I had a dream right before we moved of being asked very pointedly if I wanted to decide to be the writer of our life, or have it written for me. It was a strange one, since everyone who knows me knows how much I love to draft a good plan. But, in that moment, I understood. Both were offered up in kindness. Not as if there was a guaranteed 'right.' God allows us in large part to write our own narratives, I think.

If we have eyes to see it though, I suspect we'll find that he invites us into a narrative of his own. This one tends to be, while harder more often than not, a much more beautiful story to live out. When we bought this house I started to feel my heart gripping tight to the narrative I wanted. Then slowly I realized, this house, this season, it all is temporary. We'll enjoy it in full while we have it, and when we're asked to move on, we will.

We'll set aside fret for now (and oh how I'm prone to fretfulness,)  and enjoy whats in front of us.
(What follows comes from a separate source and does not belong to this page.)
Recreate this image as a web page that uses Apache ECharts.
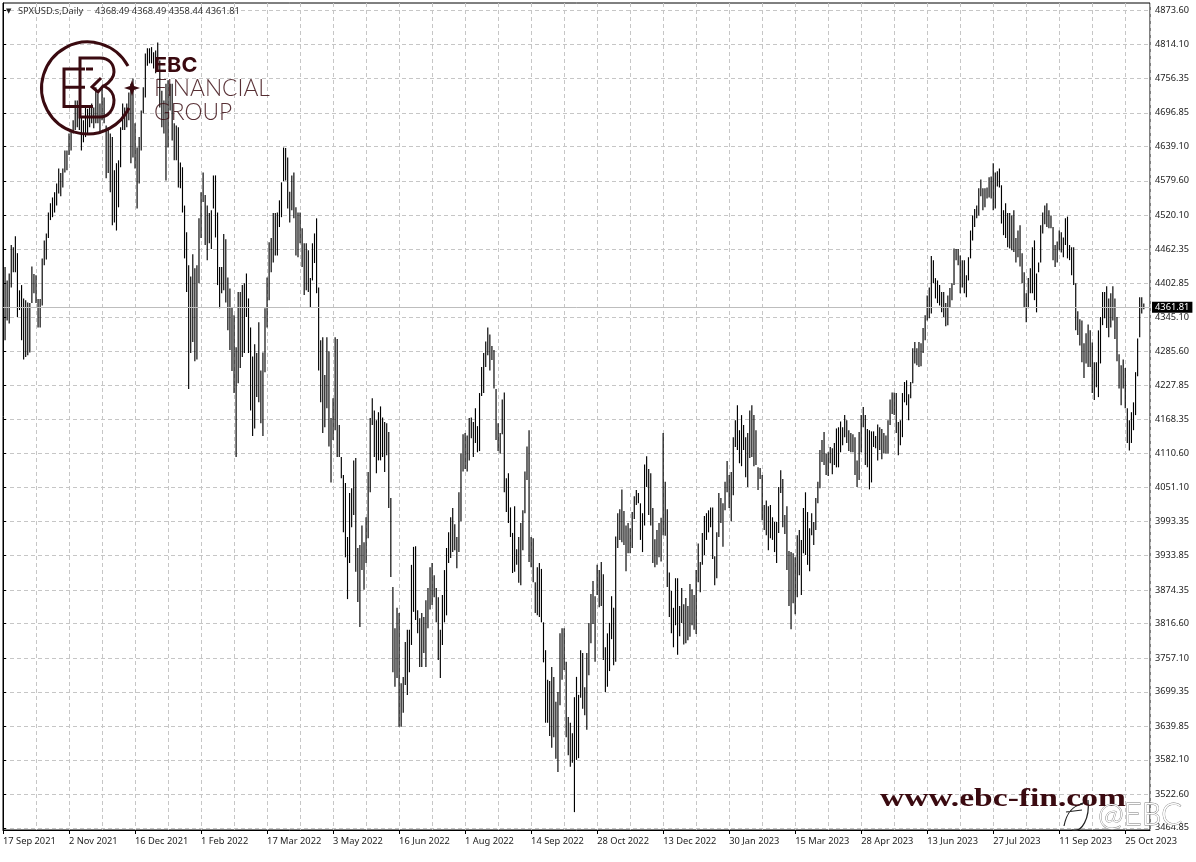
<!DOCTYPE html>
<html><head><meta charset="utf-8">
<style>html,body{margin:0;padding:0;background:#fff}#c{width:1196px;height:862px}</style>
<script src="https://cdn.jsdelivr.net/npm/echarts@6/dist/echarts.min.js"></script>
</head><body><div id="c"></div>
<script>
const dateLabels=['17 Sep 2021','2 Nov 2021','16 Dec 2021','1 Feb 2022','17 Mar 2022','3 May 2022','16 Jun 2022','1 Aug 2022','14 Sep 2022','28 Oct 2022','13 Dec 2022','30 Jan 2023','15 Mar 2023','28 Apr 2023','13 Jun 2023','27 Jul 2023','11 Sep 2023','25 Oct 2023'];
const priceTicks=[4873.60,4814.10,4756.35,4696.85,4639.10,4579.60,4520.10,4462.35,4402.85,4345.10,4285.60,4227.85,4168.35,4110.60,4051.10,3993.35,3933.85,3874.35,3816.60,3757.10,3699.35,3639.85,3582.10,3522.60,3464.85];
const lastClose=4361.81;
const highs=[
4486,4431,4408,4420,4469,4465,4484,4455,4391,4400,
4377,4374,4370,4369,4432,4419,4417,4376,4376,4446,
4477,4489,4525,4541,4551,4560,4575,4601,4593,4601,
4632,4632,4661,4667,4684,4718,4718,4710,4689,4684,
4706,4704,4710,4713,4706,4741,4730,4713,4739,4723,
4675,4672,4661,4655,4598,4610,4615,4672,4713,4706,
4713,4732,4747,4756,4679,4637,4655,4701,4741,4799,
4808,4808,4810,4801,4804,4818,4787,4735,4718,4747,
4753,4747,4747,4679,4675,4672,4611,4603,4537,4491,
4434,4415,4453,4429,4434,4515,4560,4594,4555,4537,
4524,4529,4589,4589,4525,4431,4431,4488,4479,4413,
4394,4362,4348,4293,4388,4388,4400,4403,4420,4377,
4327,4277,4298,4283,4336,4253,4284,4360,4413,4474,
4481,4524,4524,4525,4546,4577,4637,4636,4620,4561,
4589,4594,4534,4525,4525,4498,4472,4472,4460,4412,
4472,4489,4515,4396,4305,4310,4245,4310,4286,4171,
4205,4310,4307,4159,4104,4073,4059,3966,4042,4050,
4098,4102,3947,3952,3986,3957,4000,4078,4171,4205,
4184,4167,4181,4191,4172,4164,4162,4147,4033,3880,
3809,3844,3835,3714,3725,3785,3806,3806,3918,3949,
3950,3840,3826,3835,3828,3857,3878,3914,3921,3900,
3878,3862,3806,3866,3909,3947,3974,4000,4016,3988,
3966,4043,4110,4143,4145,4141,4171,4172,4164,4188,
4157,4214,4259,4283,4303,4327,4315,4295,4288,4221,
4162,4145,4203,4215,4067,4076,4017,3973,4019,3945,
3966,3990,4012,4079,4122,4150,3966,3964,3888,3914,
3921,3911,3819,3771,3720,3718,3742,3725,3682,3699,
3800,3809,3809,3751,3656,3646,3628,3690,3725,3694,
3771,3766,3707,3766,3818,3868,3890,3864,3918,3909,
3923,3902,3776,3800,3818,3864,3844,3967,4007,4014,
4048,4011,3986,3990,3981,4009,4036,4047,4042,4024,
4007,4091,4105,4083,4076,4016,3962,3978,3990,3999,
4145,4061,4014,3905,3873,3844,3895,3895,3847,3878,
3850,3861,3847,3885,3876,3866,3909,3955,3923,3973,
4002,4007,4012,4017,4017,3933,3974,4042,4033,4024,
4061,4097,4073,4078,4138,4167,4193,4150,4176,4159,
4138,4145,4184,4193,4176,4150,4086,4085,4073,4021,
4029,4019,4021,4000,3992,3992,4052,4081,4066,4004,
4019,3942,3940,3938,3931,3969,3978,3961,4016,4043,
4009,3981,4007,3992,4033,4061,4116,4133,4147,4110,
4112,4121,4119,4128,4153,4155,4165,4155,4176,4167,
4150,4145,4143,4138,4098,4147,4176,4190,4176,4152,
4150,4148,4148,4140,4160,4155,4152,4145,4141,4167,
4203,4215,4215,4214,4164,4167,4214,4233,4236,4212,
4233,4291,4302,4291,4302,4300,4326,4348,4382,4396,
4450,4443,4412,4408,4400,4388,4388,4369,4382,4395,
4403,4463,4462,4462,4451,4443,4443,4417,4448,4494,
4520,4531,4537,4567,4582,4567,4567,4568,4586,4587,
4610,4594,4596,4601,4572,4529,4541,4524,4524,4520,
4529,4481,4494,4503,4455,4422,4386,4412,4429,4465,
4477,4420,4439,4503,4525,4537,4541,4529,4520,4500,
4469,4475,4494,4491,4482,4515,4518,4469,4465,4465,
4403,4355,4341,4339,4300,4317,4332,4322,4301,4267,
4267,4322,4345,4388,4388,4398,4377,4386,4398,4377,
4345,4281,4262,4272,4257,4188,4167,4181,4198,4250,
4308,4379,4379,4368.49];
const lows=[
4417,4305,4339,4334,4396,4422,4422,4345,4357,4305,
4272,4276,4279,4284,4369,4386,4369,4327,4327,4365,
4434,4444,4481,4512,4517,4525,4537,4558,4553,4568,
4594,4598,4624,4632,4661,4667,4672,4667,4632,4646,
4655,4661,4672,4679,4670,4679,4679,4661,4684,4679,
4584,4593,4560,4503,4508,4494,4534,4603,4667,4667,
4672,4684,4610,4620,4601,4532,4575,4632,4696,4723,
4778,4782,4782,4773,4765,4787,4706,4672,4661,4580,
4637,4701,4649,4615,4615,4568,4567,4525,4446,4388,
4221,4283,4302,4269,4272,4403,4481,4543,4469,4443,
4472,4462,4532,4482,4400,4360,4386,4391,4370,4322,
4288,4252,4214,4104,4231,4257,4276,4283,4345,4283,
4184,4140,4153,4207,4198,4162,4140,4250,4327,4374,
4422,4439,4451,4451,4500,4517,4579,4580,4532,4508,
4529,4515,4451,4448,4472,4431,4383,4391,4388,4362,
4408,4438,4386,4253,4198,4145,4155,4188,4122,4060,
4133,4150,4104,4104,4067,3974,3931,3859,3921,3983,
4004,3906,3854,3811,3909,3875,3921,3964,4043,4159,
4104,4076,4098,4098,4104,4078,4107,4016,3897,3733,
3708,3723,3639,3639,3663,3711,3694,3733,3780,3837,
3823,3800,3742,3742,3766,3742,3809,3841,3849,3862,
3819,3754,3723,3780,3819,3831,3921,3930,3940,3943,
3912,3940,3993,4079,4083,4079,4098,4136,4104,4128,
4112,4114,4209,4214,4259,4279,4253,4271,4222,4133,
4114,4110,4143,4043,4009,3990,3966,3904,3906,3918,
3887,3883,3943,4007,4064,3923,3914,3888,3835,3831,
3828,3819,3750,3646,3646,3623,3603,3621,3584,3561,
3676,3720,3737,3621,3590,3570,3577,3492,3582,3585,
3689,3670,3659,3634,3728,3783,3816,3751,3866,3845,
3847,3754,3699,3708,3735,3790,3745,3751,3947,3961,
3957,3952,3907,3938,3938,3947,3997,4021,4024,3961,
3940,3986,4052,4004,3986,3921,3914,3918,3931,3924,
3969,3968,3880,3828,3800,3776,3814,3763,3795,3818,
3781,3783,3788,3794,3814,3806,3799,3888,3871,3918,
3935,3961,3974,3983,3928,3883,3895,3966,3990,3949,
4012,4043,4016,3993,4038,4121,4116,4093,4088,4116,
4069,4052,4102,4104,4088,4090,4047,4066,3995,3978,
3969,3943,3964,3961,3940,3921,3973,4042,3983,3971,
3909,3847,3807,3852,3833,3862,3900,3866,3938,3935,
3918,3907,3969,3952,3978,4024,4050,4095,4090,4073,
4071,4093,4074,4090,4086,4086,4112,4124,4138,4128,
4114,4112,4112,4073,4052,4064,4112,4155,4090,4086,
4048,4060,4121,4119,4098,4116,4100,4110,4110,4110,
4159,4178,4176,4145,4107,4124,4138,4198,4193,4167,
4205,4231,4265,4262,4259,4260,4283,4305,4339,4343,
4351,4403,4377,4369,4365,4353,4345,4329,4331,4362,
4374,4400,4443,4434,4386,4396,4386,4379,4408,4446,
4477,4500,4515,4520,4553,4529,4534,4549,4551,4549,
4529,4532,4570,4568,4506,4486,4481,4465,4463,4460,
4457,4439,4448,4432,4403,4362,4336,4360,4386,4386,
4374,4353,4422,4439,4489,4505,4500,4498,4498,4443,
4431,4439,4460,4456,4448,4469,4446,4443,4417,4400,
4322,4314,4296,4267,4240,4265,4259,4259,4214,4202,
4224,4207,4265,4331,4343,4326,4310,4327,4339,4307,
4269,4222,4193,4222,4188,4128,4115,4128,4150,4176,
4243,4310,4351,4358.44];
const header='4368.49 4368.49 4358.44 4361.81';
const MAROON='#3a0a10';
const font='"Noto Sans"';
const gridStyle={color:'#c6c6c6',type:[4,3],width:1};
const bars=highs.map((h,i)=>[i,h,lows[i]]);
const labelTicks=dateLabels.map((d,i)=>i*32);
const logoPaths=[
 {d:'M128 66 A46 46 0 1 0 129 108',fill:'none',stroke:MAROON,w:3},
 {d:'M85 69 H64 V106.5 H93 M64 87.3 H85 M86 69 H93',fill:'none',stroke:MAROON,w:3},
 {d:'M80 117 V58 H100 C110 58 114 65 114 72 C114 78 110 82 104 86 C110 89 114 93 114 100 C114 110 108 117 100 117 Z M101 78 L92 87 L98 92 L104 85',fill:'none',stroke:MAROON,w:3},
 {d:'M132 80 L134 86 L140 88 L134 90 L132 96 L130 90 L124 88 L130 86 Z',fill:MAROON,stroke:'none',w:0},
 {d:'M1064 826 C1066 816 1070 806 1083 804 M1072 830 C1082 833 1090 818 1088 800 M1066 812 L1082 810 M1080 804 L1086 802',fill:'none',stroke:'#222',w:1.2}
];

const chart=echarts.init(document.getElementById('c'),null,{renderer:'canvas'});
chart.setOption({
 animation:false,
 backgroundColor:'#fff',
 grid:{left:2,top:3,right:46,bottom:32,show:true,borderColor:'#000',borderWidth:1,backgroundColor:'#fff'},
 xAxis:[
  {type:'value',min:0,max:556,interval:32,position:'bottom',
   axisLine:{show:true,lineStyle:{color:'#000'}},
   axisTick:{show:true,length:4,inside:false,lineStyle:{color:'#000'},customValues:labelTicks},
   splitLine:{show:false},
   axisLabel:{customValues:labelTicks,align:'left',margin:7,fontFamily:font,fontSize:9.3,color:'#222',
     formatter:v=>dateLabels[Math.round(v/32)]||''}},
  {type:'value',min:0,max:556,interval:16,position:'bottom',
   axisLine:{show:false},axisTick:{show:false},axisLabel:{show:false},
   splitLine:{show:true,lineStyle:gridStyle}}
 ],
 yAxis:{type:'value',position:'right',min:3461.2,max:4886,scale:true,
   axisLine:{show:true,lineStyle:{color:'#000'}},
   axisTick:{show:true,length:3,lineStyle:{color:'#000'},customValues:priceTicks},
   splitLine:{show:true,lineStyle:gridStyle,customValues:priceTicks},
   axisLabel:{customValues:priceTicks,margin:5,fontFamily:font,fontSize:9.2,color:'#222',padding:[2,0,0,0],
     showMinLabel:true,showMaxLabel:true,formatter:v=>v.toFixed(2)}},
 series:[{
   type:'custom',xAxisIndex:0,yAxisIndex:0,clip:true,
   encode:{x:0,y:[1,2]},data:bars,
   renderItem(params,api){
     const x=api.value(0);
     const a=api.coord([x,api.value(1)]),b=api.coord([x,api.value(2)]);
     return {type:'line',shape:{x1:a[0],y1:a[1],x2:b[0],y2:b[1]},style:{stroke:'#000',lineWidth:1.15}};
   },
   markLine:{silent:true,symbol:'none',animation:false,
     lineStyle:{color:'#bdbdbd',type:'solid',width:1},
     label:{show:true,position:'end',distance:2,formatter:lastClose.toFixed(2),backgroundColor:'#000',color:'#fff',
       fontFamily:font,fontSize:9.3,padding:[1,3,1,3]},
     data:[{yAxis:lastClose}]}
 },{
   type:'custom',coordinateSystem:'none',z:20,silent:true,data:[[0]],
   renderItem(){
     return {type:'group',children:logoPaths.map(p=>({type:'path',shape:{pathData:p.d},
       style:{fill:p.fill==='none'?null:p.fill,stroke:p.stroke==='none'?null:p.stroke,lineWidth:p.w}}))};
   }
 }],
 graphic:[
  {type:'text',z:50,x:6,y:8,style:{text:'▼',font:'7px "DejaVu Sans"',fill:'#222'}},
  {type:'text',z:50,x:18,y:7,style:{text:'SPXUSD.s,Daily',font:'9.3px '+font,fill:'#333'}},
  {type:'text',z:50,x:95,y:7,style:{text:header,font:'9.3px '+font,fill:'#333'}},
  {type:'text',z:60,x:154,y:56,scaleX:1.08,style:{text:'EBC',font:'bold 20px Inter',fill:MAROON}},
  {type:'text',z:60,x:154,y:77,scaleX:0.99,style:{text:'FINANCIAL',font:'300 23px Lato',fill:MAROON,opacity:.85}},
  {type:'text',z:60,x:154,y:101,scaleX:0.99,style:{text:'GROUP',font:'300 23px Lato',fill:MAROON,opacity:.85}},
  {type:'text',z:70,x:880,y:786,scaleX:1.29,style:{text:'www.ebc-fin.com',font:'bold 26px "Liberation Serif"',fill:MAROON}},
  {type:'text',z:80,x:1098,y:799,style:{text:'@EBC',font:'300 31px Lato',fill:'#fff',stroke:'#7a7a7a',lineWidth:0.8}}
 ]
});
</script></body></html>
We'll wake up and be on the lookout for what we're called into. All the while making room to realize how fragile we are. Grateful that our faith compels us to believe that  He doesn't expect us to do anything outside of Him working through us, opening our eyes and hearts for opportunity after opportunity to make room for Him to show up.

I'm tired, right now. In a million ways. I'm weary and achey and tired. But I'm here in it, and I think that's good. I'm excited to someday look back at this now and see the way God carried us just like he has in every 'now' he's asked us to walk through. I'm grateful that this 'now' has so much loveliness laced into it.